[Stored data]:
+ + + +

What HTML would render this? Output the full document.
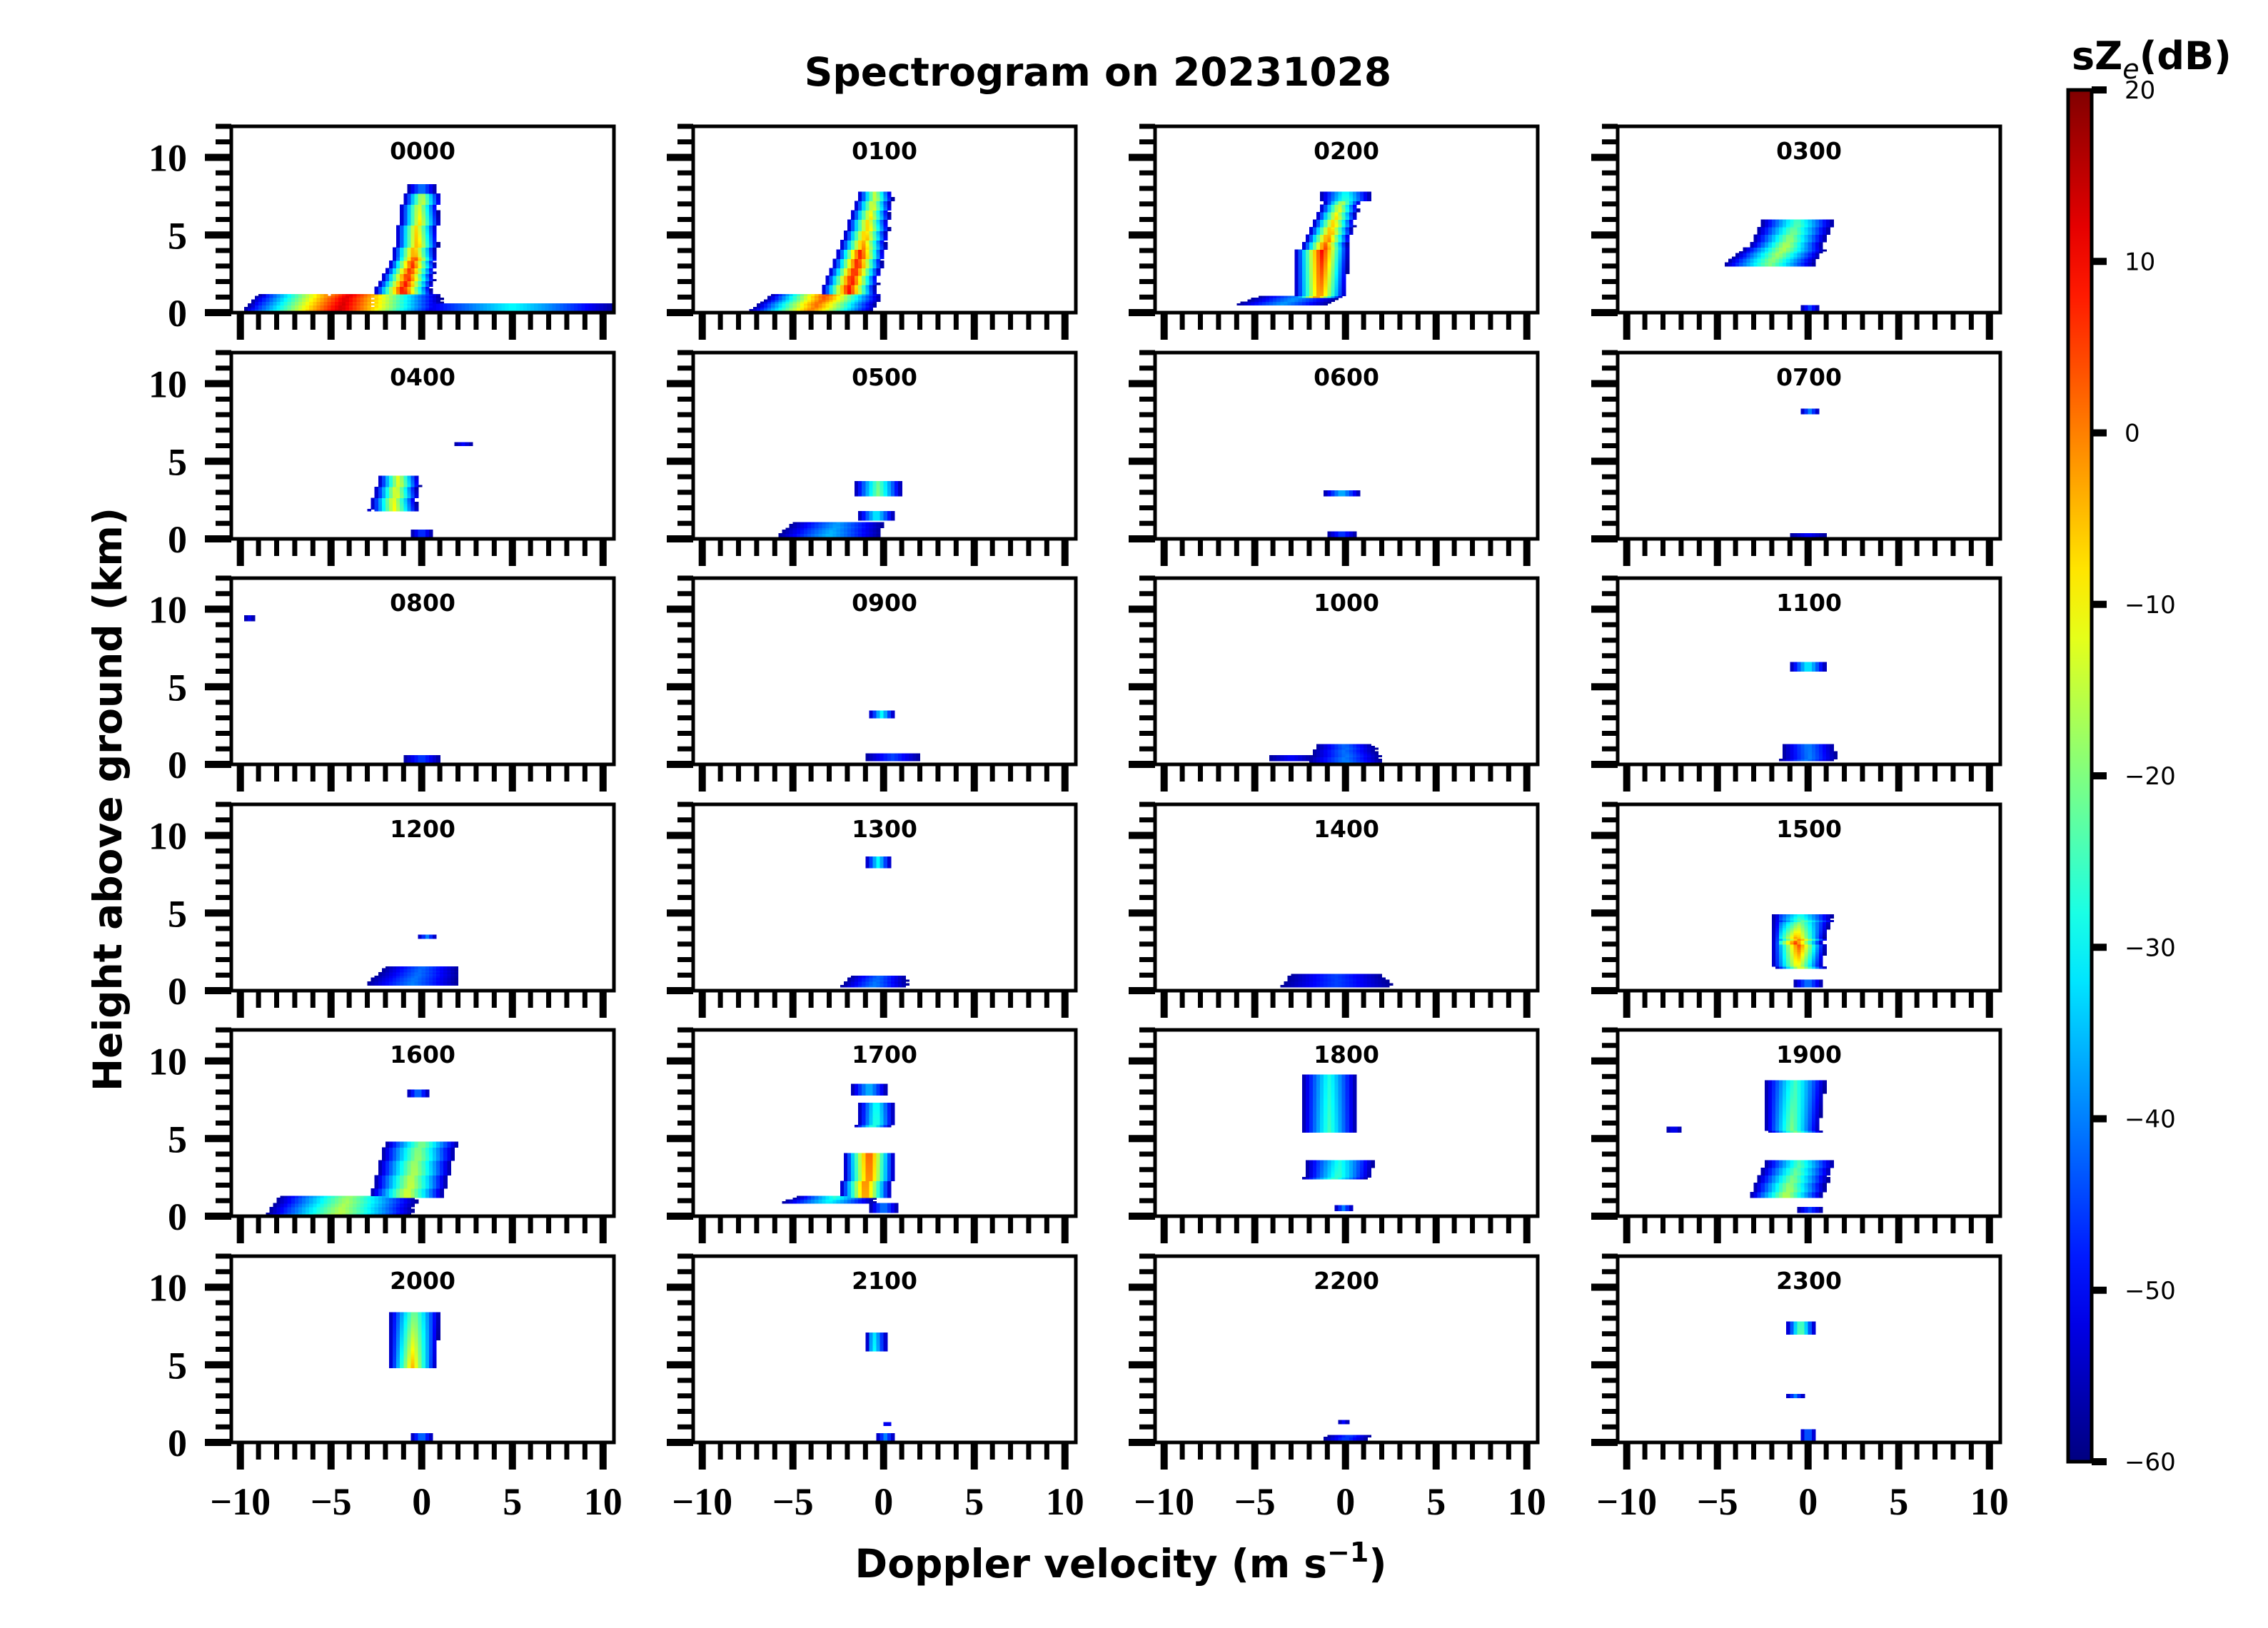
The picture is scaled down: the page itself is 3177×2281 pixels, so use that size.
<!DOCTYPE html>
<html><head><meta charset="utf-8"><style>
html,body{margin:0;padding:0;background:#fff;}
svg{display:block;}
</style></head><body>
<svg id="chart" xmlns="http://www.w3.org/2000/svg" width="3177" height="2281" viewBox="0 0 3177 2281">
<defs>
<linearGradient id="jetgrad" x1="0" y1="1" x2="0" y2="0"></linearGradient>
</defs>
<rect x="0" y="0" width="3177" height="2281" fill="#fff"/>
<text x="1538" y="120" text-anchor="middle" font-family="DejaVu Sans, sans-serif" font-weight="bold" font-size="55">Spectrogram on 20231028</text>
<text transform="translate(170,1120) rotate(-90)" text-anchor="middle" font-family="DejaVu Sans, sans-serif" font-weight="bold" font-size="55">Height above ground (km)</text>
<text x="1570" y="2210" text-anchor="middle" font-family="DejaVu Sans, sans-serif" font-weight="bold" font-size="55">Doppler velocity (m s<tspan dy="-22" font-size="38">−1</tspan><tspan dy="22">)</tspan></text>
<g id="panels"></g>
<g id="colorbar"></g>
</svg>
<script>
// Panel titles (hours)
const panelTitles = ["0000","0100","0200","0300","0400","0500","0600","0700","0800","0900","1000","1100","1200","1300","1400","1500","1600","1700","1800","1900","2000","2100","2200","2300"];
// Echo layers per panel: [hBottom, hTop, vCenterBottom, vCenterTop, halfWidthBottom, halfWidthTop, peakBottom_dB, peakTop_dB]
const layers0000 = [[0,1.2,-4.5,-4,5.5,5,14,12],[0.2,0.55,5,5,5.6,5.6,-30,-30],[1.2,3.5,-1.1,-0.4,1.6,1.2,10,6],[3.5,7.6,-0.4,0,1.2,1.0,0,-15],[7.6,8.2,0,0,0.8,0.8,-40,-40]];
const layers0100 = [[0.1,1.2,-4,-3,3.4,3,0,5],[1.2,4,-2,-1.2,1.5,1.3,10,8],[4,7.8,-1.2,-0.4,1.3,0.9,0,-15]];
const layers0200 = [[0.5,1.0,-3.5,-2.5,2.5,2.3,-38,-38],[1.0,4,-1.5,-1.2,1.4,1.5,0,10],[4,7.2,-1.2,-0.2,1.3,1.0,5,-15],[7.2,7.8,0,0,1.4,1.4,-25,-30]];
const layers0300 = [[3,4.2,-2.2,-1.2,2.5,2.2,-20,-15],[4.2,6,-1.2,-0.5,2,2,-15,-25],[0.2,0.4,0,0,0.5,0.5,-45,-45]];
const layers0400 = [[1.8,4,-1.6,-1.2,1.3,1.1,-10,-12],[0.2,0.5,0,0,0.6,0.6,-45,-45],[6.0,6.2,2.2,2.2,0.5,0.5,-50,-50]];
const layers0500 = [[2.8,3.7,-0.3,-0.3,1.3,1.3,-20,-22],[1.2,1.8,-0.4,-0.3,1.0,1.0,-30,-30],[0.2,1.0,-3,-2.5,2.8,2.5,-35,-38]];
const layers0600 = [[2.8,3.1,-0.2,-0.2,1.0,1.0,-35,-35],[0.2,0.4,-0.2,-0.2,0.8,0.8,-45,-45]];
const layers0700 = [[8.1,8.3,0,0,0.5,0.5,-40,-40],[0.1,0.3,0,0,1,1,-50,-50]];
const layers0800 = [[9.3,9.5,-9.5,-9.5,0.4,0.4,-50,-50],[0.2,0.6,0,0,1,1,-45,-45]];
const layers0900 = [[3.0,3.4,-0.2,-0.2,0.7,0.7,-30,-30],[0.3,0.7,0.5,0.5,1.5,1.5,-45,-45]];
const layers1000 = [[0.2,1.3,0,0,2,1.5,-40,-42],[0.3,0.5,-3,-3,1.2,1.2,-50,-50]];
const layers1100 = [[6.1,6.5,0,0,1,1,-30,-30],[0.3,1.3,0,0,1.5,1.4,-40,-40]];
const layers1200 = [[3.4,3.6,0.2,0.2,0.5,0.5,-40,-40],[0.4,1.5,-0.5,0,2.5,2,-40,-42]];
const layers1300 = [[8,8.6,-0.3,-0.3,0.7,0.7,-30,-30],[0.3,0.9,-0.5,-0.3,1.8,1.5,-40,-42]];
const layers1400 = [[0.3,1.0,-0.5,-0.5,3,2.5,-45,-45]];
const layers1500 = [[1.5,3,-0.5,-0.6,1.4,1.5,-10,5],[3,4.9,-0.6,-0.3,1.5,1.8,5,-30],[0.3,0.7,0,0,0.8,0.8,-40,-40]];
const layers1600 = [[0.2,1.3,-4.5,-4,4,3.8,-15,-18],[1.3,4.8,-0.8,0,2,2,-12,-20],[7.7,8.1,-0.2,-0.2,0.6,0.6,-40,-40]];
const layers1700 = [[0.9,1.3,-3,-2.5,2.5,2,-30,-25],[1.3,4,-1,-0.7,1.4,1.4,0,5],[5.8,7.3,-0.5,-0.4,1,1,-25,-28],[7.9,8.5,-0.8,-0.7,1,1,-35,-35],[0.3,0.8,0,0,0.8,0.8,-40,-40]];
const layers1800 = [[5.5,9,-1,-1,1.5,1.5,-25,-28],[2.5,3.6,-0.5,-0.3,1.8,1.9,-25,-28],[0.4,0.7,-0.2,-0.2,0.5,0.5,-40,-40]];
const layers1900 = [[5.5,8.7,-0.8,-0.8,1.5,1.7,-20,-25],[1.3,3.6,-1.2,-0.4,2,1.9,-15,-25],[5.5,5.7,-7.5,-7.5,0.4,0.4,-50,-50],[0.3,0.5,0,0,0.7,0.7,-45,-45]];
const layers2000 = [[4.9,8.3,-0.5,-0.5,1.3,1.4,-5,-20],[0.2,0.6,0,0,0.6,0.6,-40,-40]];
const layers2100 = [[5.9,7,-0.4,-0.4,0.7,0.7,-30,-32],[0.2,0.5,0,0,0.5,0.5,-40,-40],[1.1,1.3,0.2,0.2,0.2,0.2,-45,-45]];
const layers2200 = [[0.1,0.4,0,0.2,1.2,1.2,-45,-45],[1.2,1.4,-0.2,-0.2,0.3,0.3,-50,-50]];
const layers2300 = [[7,7.8,-0.4,-0.4,0.8,0.8,-20,-22],[2.9,3.1,-0.7,-0.7,0.5,0.5,-40,-40],[0.2,0.8,0,0,0.4,0.4,-40,-40]];
const panelLayers = [layers0000,layers0100,layers0200,layers0300,layers0400,layers0500,layers0600,layers0700,layers0800,layers0900,layers1000,layers1100,layers1200,layers1300,layers1400,layers1500,layers1600,layers1700,layers1800,layers1900,layers2000,layers2100,layers2200,layers2300];
const xTicks = [-10,-5,0,5,10];
const xTickLabels = ["−10","−5","0","5","10"];
const yTicks = [0,5,10];
const cbTicks = [20,10,0,-10,-20,-30,-40,-50,-60];
const cbTickLabels = ["20","10","0","−10","−20","−30","−40","−50","−60"];

const NS = "http://www.w3.org/2000/svg";
const PW = 536, PH = 261;
const colX = [324, 971, 1618, 2266];
const rowY = [177, 494, 810, 1127, 1443, 1760];
const XMIN = -10.5, XMAX = 10.6, YMIN = 0, YMAX = 12;
const VMIN = -60, VMAX = 20;

function mk(tag, attrs, parent){ const e=document.createElementNS(NS,tag); for(const k in attrs) e.setAttribute(k,attrs[k]); parent.appendChild(e); return e; }
function clamp(v){ return Math.max(0,Math.min(1,v)); }
function jet(t){
  const r=clamp(1.5-Math.abs(4*t-3)), g=clamp(1.5-Math.abs(4*t-2)), b=clamp(1.5-Math.abs(4*t-1));
  return "rgb("+Math.round(r*255)+","+Math.round(g*255)+","+Math.round(b*255)+")";
}
function colorFor(db){ return jet((db-VMIN)/(VMAX-VMIN)); }

const panelsG = document.getElementById("panels");
panelTitles.forEach((title, i) => {
  const col = i % 4, row = Math.floor(i / 4);
  const x0 = colX[col], y0 = rowY[row];
  const sx = v => x0 + (v - XMIN) / (XMAX - XMIN) * PW;
  const sy = h => y0 + PH - (h - YMIN) / (YMAX - YMIN) * PH;
  const g = mk("g", {}, panelsG);
  
  
  const cells = mk("g", {"shape-rendering":"crispEdges"}, g);
  
  
  const dv = 0.2, dh = 0.12;
  const grid = {};
  panelLayers[i].forEach(L => {
    const [h0,h1,vc0,vc1,w0,w1,p0,p1] = L;
    for (let h = Math.floor(h0/dh)*dh; h < h1; h += dh) {
      const f = h1 > h0 ? (h - h0) / (h1 - h0) : 0;
      const vc = vc0 + (vc1-vc0)*f, w = w0 + (w1-w0)*f, pk = p0 + (p1-p0)*f;
      for (let v = Math.max(XMIN, vc - w); v <= Math.min(XMAX - dv, vc + w); v += dv) {
        const d = Math.abs((v + dv/2 - vc) / w);
        const val = pk - (pk + 58) * Math.pow(d, 1.1);
        if (val < -58) continue;
        const key = Math.round(v/dv) + "_" + Math.round(h/dh);
        if (grid[key] === undefined || grid[key].val < val) grid[key] = {v:Math.round(v/dv)*dv, h:Math.round(h/dh)*dh, val};
      }
    }
  });
  Object.values(grid).forEach(c => {
    const r = mk("rect", {x:sx(c.v).toFixed(1), y:sy(c.h+dh).toFixed(1), width:(dv/(XMAX-XMIN)*PW+0.6).toFixed(1), height:(dh/(YMAX-YMIN)*PH+0.6).toFixed(1), fill:colorFor(Math.min(VMAX,c.val))}, cells);
    
    
  });
  const fr = mk("rect", {x:x0, y:y0, width:PW, height:PH, fill:"none", stroke:"#000", "stroke-width":5}, g);
  
  
  const t = mk("text", {x:x0+PW/2, y:y0+46, "text-anchor":"middle", "font-family":"DejaVu Sans, sans-serif", "font-weight":"bold", "font-size":33}, g);
  t.textContent = title;
  
  
  for (let v = -10; v <= 10; v++) {
    const major = v % 5 === 0;
    const tk = mk("line", {x1:sx(v), x2:sx(v), y1:y0+PH, y2:y0+PH+(major?38:24), stroke:"#000", "stroke-width":major?10:7}, g);
    
    
  }
  if (row === 5) {
    xTicks.forEach((v, k) => {
      const lb = mk("text", {x:sx(v), y:y0+PH+101, "text-anchor":"middle", "font-family":"Liberation Serif, serif", "font-weight":"bold", "font-size":54}, g);
      lb.textContent = xTickLabels[k];
      
      
    });
  }
  for (let h = 0; h <= 12; h++) {
    const major = h % 5 === 0;
    const tk = mk("line", {x1:x0, x2:x0-(major?37:22), y1:sy(h), y2:sy(h), stroke:"#000", "stroke-width":major?10:7}, g);
    
    
  }
  if (col === 0) {
    yTicks.forEach(h => {
      const lb = mk("text", {x:262, y:sy(h)+19, "text-anchor":"end", "font-family":"Liberation Serif, serif", "font-weight":"bold", "font-size":54}, g);
      lb.textContent = String(h);
      
      
    });
  }
});

const grad = document.getElementById("jetgrad");
for (let k = 0; k <= 20; k++) {
  mk("stop", {offset:(k/20), "stop-color":jet(k/20)}, grad);
}
const cb = document.getElementById("colorbar");
const CBX = 2897, CBW = 33, CBT = 126, CBB = 2048;
const cbY = d => CBB - (d - VMIN) / (VMAX - VMIN) * (CBB - CBT);
const cbr = mk("rect", {x:CBX, y:CBT, width:CBW, height:CBB-CBT, fill:"url(#jetgrad)", stroke:"#000", "stroke-width":5}, cb);


cbTicks.forEach((d, k) => {
  const tk = mk("line", {x1:CBX+CBW, x2:CBX+CBW+21, y1:cbY(d), y2:cbY(d), stroke:"#000", "stroke-width":10}, cb);
  
  
  const lb = mk("text", {x:2976, y:cbY(d)+12, "font-family":"DejaVu Sans, sans-serif", "font-size":34}, cb);
  lb.textContent = cbTickLabels[k];
  
  
});
const cbt = mk("text", {x:2902, y:97, "font-family":"DejaVu Sans, sans-serif", "font-weight":"bold", "font-size":54}, cb);
cbt.innerHTML = 'sZ<tspan dy="13" font-weight="normal" font-style="italic" font-size="38">e</tspan><tspan dy="-13">(dB)</tspan>';


</script>
</body></html>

+ + + +

[Written task]:
Pull out every line in the data above that has the word "document".

[Solution to the exercise]:
What HTML would render this? Output the full document.
function mk(tag, attrs, parent){ const e=document.createElementNS(NS,tag); for(const k in attrs) e.setAttribute(k,attrs[k]); parent.appendChild(e); return e; }
const panelsG = document.getElementById("panels");
const grad = document.getElementById("jetgrad");
const cb = document.getElementById("colorbar");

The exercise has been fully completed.